**Figure scripts:**
⟨
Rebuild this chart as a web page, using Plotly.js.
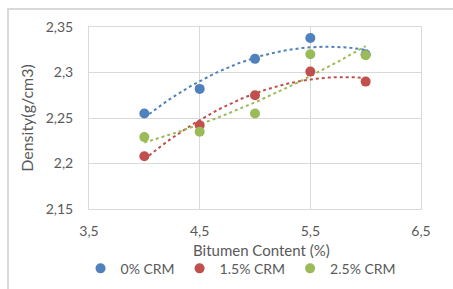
<!DOCTYPE html>
<html><head><meta charset="utf-8">
<script src="https://cdn.plot.ly/plotly-3.0.1.min.js"></script>
<style>
html,body{margin:0;padding:0;background:#fff;}
#frame{position:absolute;left:7px;top:8px;width:470px;height:300px;border:2px solid #d9d9d9;box-sizing:border-box;}
#chart{position:absolute;left:0;top:0;width:453px;height:289px;}
</style></head>
<body>
<div id="frame"></div>
<div id="chart"></div>
<script>
const bitumen = [4, 4.5, 5, 5.5, 6];
const crm0 = [2.255, 2.282, 2.315, 2.338, 2.320];
const crm15 = [2.208, 2.242, 2.275, 2.301, 2.290];
const crm25 = [2.229, 2.235, 2.255, 2.320, 2.319];
const seriesNames = ['0% CRM', '1.5% CRM', '2.5% CRM'];
const seriesColors = ['#4F81BD', '#C0504D', '#9BBB59'];
const xTickVals = [3.5, 4.5, 5.5, 6.5];
const xTickText = ['3,5', '4,5', '5,5', '6,5'];
const yTickVals = [2.15, 2.2, 2.25, 2.3, 2.35];
const yTickText = ['2,15', '2,2', '2,25', '2,3', '2,35'];
const xTitle = 'Bitumen Content (%)';
const yTitle = 'Density(g/cm3)';

function polyfit2(xs, ys) {
  // least squares quadratic fit (Excel polynomial trendline, order 2)
  let n = xs.length, s = [0,0,0,0,0], t = [0,0,0];
  for (let i = 0; i < n; i++) {
    let p = 1;
    for (let k = 0; k < 5; k++) { s[k] += p; if (k < 3) t[k] += p * ys[i]; p *= xs[i]; }
  }
  const A = [[s[0],s[1],s[2],t[0]],[s[1],s[2],s[3],t[1]],[s[2],s[3],s[4],t[2]]];
  for (let i = 0; i < 3; i++) {
    for (let j = i+1; j < 3; j++) {
      const f = A[j][i]/A[i][i];
      for (let k = i; k < 4; k++) A[j][k] -= f*A[i][k];
    }
  }
  const c = [0,0,0];
  for (let i = 2; i >= 0; i--) {
    let v = A[i][3];
    for (let k = i+1; k < 3; k++) v -= A[i][k]*c[k];
    c[i] = v/A[i][i];
  }
  return c;
}

const allSeries = [crm0, crm15, crm25];
const traces = [];
allSeries.forEach((ys, i) => {
  const c = polyfit2(bitumen, ys);
  const x0 = bitumen[0], x1 = bitumen[bitumen.length-1];
  const tx = [], ty = [];
  for (let k = 0; k <= 60; k++) {
    const x = x0 + (x1 - x0) * k / 60;
    tx.push(x); ty.push(c[0] + c[1]*x + c[2]*x*x);
  }
  traces.push({x: tx, y: ty, mode: 'lines', type: 'scatter', showlegend: false, hoverinfo: 'skip',
    line: {color: seriesColors[i], width: 2, dash: 'dot'}});
});
allSeries.forEach((ys, i) => {
  traces.push({x: bitumen, y: ys, mode: 'markers', type: 'scatter', name: seriesNames[i],
    marker: {color: seriesColors[i], size: 10}});
});

const fontFam = 'Lato, "Open Sans", sans-serif';
const layout = {
  width: 453, height: 289,
  margin: {l: 89, r: 32, t: 27, b: 80},
  paper_bgcolor: 'rgba(0,0,0,0)', plot_bgcolor: '#fff',
  separators: ', ',
  font: {family: fontFam, color: '#595959', size: 14},
  xaxis: {range: [3.5, 6.5], tickvals: xTickVals, ticktext: xTickText,
    showgrid: true, gridcolor: '#d9d9d9', gridwidth: 1, zeroline: false,
    showline: true, mirror: true, linecolor: '#d9d9d9', linewidth: 1,
    ticks: 'outside', ticklen: 9, tickcolor: 'rgba(0,0,0,0)', tickfont: {size: 14, color: '#595959'}},
  yaxis: {range: [2.15, 2.35], tickvals: yTickVals, ticktext: yTickText,
    showgrid: true, gridcolor: '#d9d9d9', gridwidth: 1, zeroline: false,
    showline: true, mirror: true, linecolor: '#d9d9d9', linewidth: 1,
    ticks: 'outside', ticklen: 12, tickcolor: 'rgba(0,0,0,0)', tickfont: {size: 14, color: '#595959'},
    title: {text: yTitle, font: {size: 16, color: '#595959'}, standoff: 8}},
  annotations: [{text: xTitle, xref: 'paper', yref: 'paper', x: 0.52, y: 0, xanchor: 'center', yanchor: 'middle',
    yshift: -41, showarrow: false, font: {size: 15, color: '#595959'}}],
  legend: {orientation: 'h', x: 0.458, xanchor: 'center', yref: 'container', y: 0.07, yanchor: 'middle',
    font: {size: 14, color: '#595959'}, itemwidth: 30, bgcolor: 'rgba(0,0,0,0)'},
  showlegend: true
};
Plotly.newPlot('chart', traces, layout, {displayModeBar: false, staticPlot: true});
</script>
</body></html>
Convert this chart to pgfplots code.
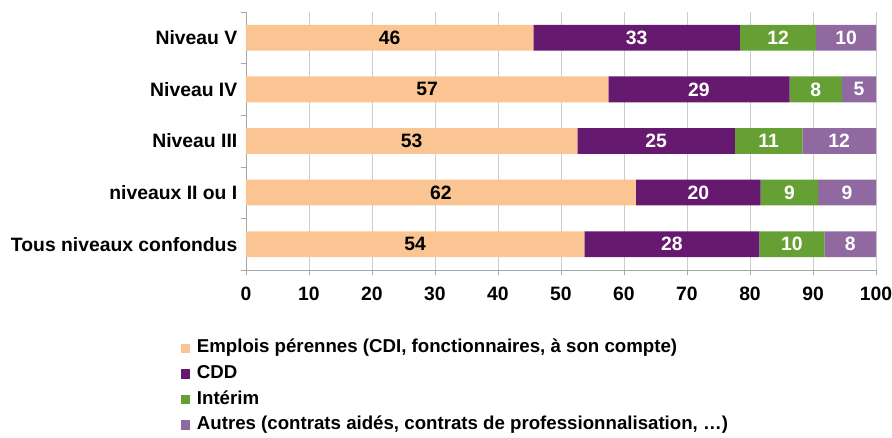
\documentclass[border=0pt]{standalone}
\usepackage{fontspec}
\setmainfont{Liberation Sans}
\usepackage{pgfplots}
\usepackage{pgfplotstable}
\pgfplotsset{compat=1.18}

\definecolor{cper}{HTML}{FAC592}
\definecolor{ccdd}{HTML}{65196F}
\definecolor{cint}{HTML}{66A035}
\definecolor{caut}{HTML}{9069A0}

% pos: 4 = Niveau V (top) ... 0 = Tous niveaux confondus
\pgfplotstableread{
pos per  cdd  int  aut  lper lcdd lint laut
4   45.6 32.8 12.1 9.5  46   33   12   10
3   57.5 28.8 8.3  5.4  57   29   8    5
2   52.6 25.0 10.7 11.7 53   25   11   12
1   61.9 19.8 9.1  9.2  62   20   9    9
0   53.7 27.8 10.3 8.2  54   28   10   8
}\data

\begin{document}
\begin{tikzpicture}
\useasboundingbox (-184.5pt,-126pt) rectangle (484.5pt,202.5pt);
\begin{axis}[
    at={(0,0)}, anchor=south west,
    scale only axis,
    width=472.5pt, height=193.5pt,
    xbar stacked,
    bar width=0.5,
    xmin=0, xmax=100,
    ymin=-0.5, ymax=4.5,
    axis lines=left,
    axis line style={-, draw=gray!70},
    xtick={0,10,...,100},
    ytick={-0.5,0.5,1.5,2.5,3.5,4.5},
    yticklabels={},
    extra y ticks={0,1,2,3,4},
    extra y tick labels={Tous niveaux confondus, niveaux II ou I, Niveau III, Niveau IV, Niveau V},
    extra y tick style={major tick length=0pt, tick style={draw=none}},
    tick align=outside,
    tick style={draw=gray!70},
    major tick length=4pt,
    xmajorgrids,
    grid style={gray!40, line width=0.6pt},
    tick label style={font=\bfseries\fontsize{14.5}{16}\selectfont},
    /pgf/number format/assume math mode=true,
    xticklabel style={yshift=-5pt},
    yticklabel style={xshift=-3pt},
    nodes near coords,
    point meta=explicit symbolic,
    every node near coord/.append style={font=\bfseries\fontsize{14.5}{16}\selectfont},
    legend style={at={(0,0)}, anchor=north west, xshift=-49pt, yshift=-51pt,
        draw=none, fill=none, inner sep=0pt, row sep=4.2pt,
        nodes={inner sep=1pt, text height=10pt, text depth=3pt},
        font=\bfseries\fontsize{14}{16}\selectfont},
    legend cell align=left,
    legend image code/.code={\fill[#1] (0pt,-3.5pt) rectangle (7pt,3.5pt); \path (11pt,0pt);},
]
\addplot[fill=cper, draw=none, nodes near coords style={text=black}] table[x=per, y=pos, meta=lper]{\data};
\addplot[fill=ccdd, draw=none, nodes near coords style={text=white}] table[x=cdd, y=pos, meta=lcdd]{\data};
\addplot[fill=cint, draw=none, nodes near coords style={text=white}] table[x=int, y=pos, meta=lint]{\data};
\addplot[fill=caut, draw=none, nodes near coords style={text=white}] table[x=aut, y=pos, meta=laut]{\data};
\legend{{Emplois pérennes (CDI, fonctionnaires, à son compte)}, CDD, Intérim, {Autres (contrats aidés, contrats de professionnalisation, …)}}
\end{axis}
\end{tikzpicture}
\end{document}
⟩
**WHAT IS NEEDED:** Omit every picture, and please return the entries exactly from the first line through the line with "const yTitle = 'Density(g/cm3)';", both included.

**THE COMPLETED TASK:**
Rebuild this chart as a web page, using Plotly.js.
<!DOCTYPE html>
<html><head><meta charset="utf-8">
<script src="https://cdn.plot.ly/plotly-3.0.1.min.js"></script>
<style>
html,body{margin:0;padding:0;background:#fff;}
#frame{position:absolute;left:7px;top:8px;width:470px;height:300px;border:2px solid #d9d9d9;box-sizing:border-box;}
#chart{position:absolute;left:0;top:0;width:453px;height:289px;}
</style></head>
<body>
<div id="frame"></div>
<div id="chart"></div>
<script>
const bitumen = [4, 4.5, 5, 5.5, 6];
const crm0 = [2.255, 2.282, 2.315, 2.338, 2.320];
const crm15 = [2.208, 2.242, 2.275, 2.301, 2.290];
const crm25 = [2.229, 2.235, 2.255, 2.320, 2.319];
const seriesNames = ['0% CRM', '1.5% CRM', '2.5% CRM'];
const seriesColors = ['#4F81BD', '#C0504D', '#9BBB59'];
const xTickVals = [3.5, 4.5, 5.5, 6.5];
const xTickText = ['3,5', '4,5', '5,5', '6,5'];
const yTickVals = [2.15, 2.2, 2.25, 2.3, 2.35];
const yTickText = ['2,15', '2,2', '2,25', '2,3', '2,35'];
const xTitle = 'Bitumen Content (%)';
const yTitle = 'Density(g/cm3)';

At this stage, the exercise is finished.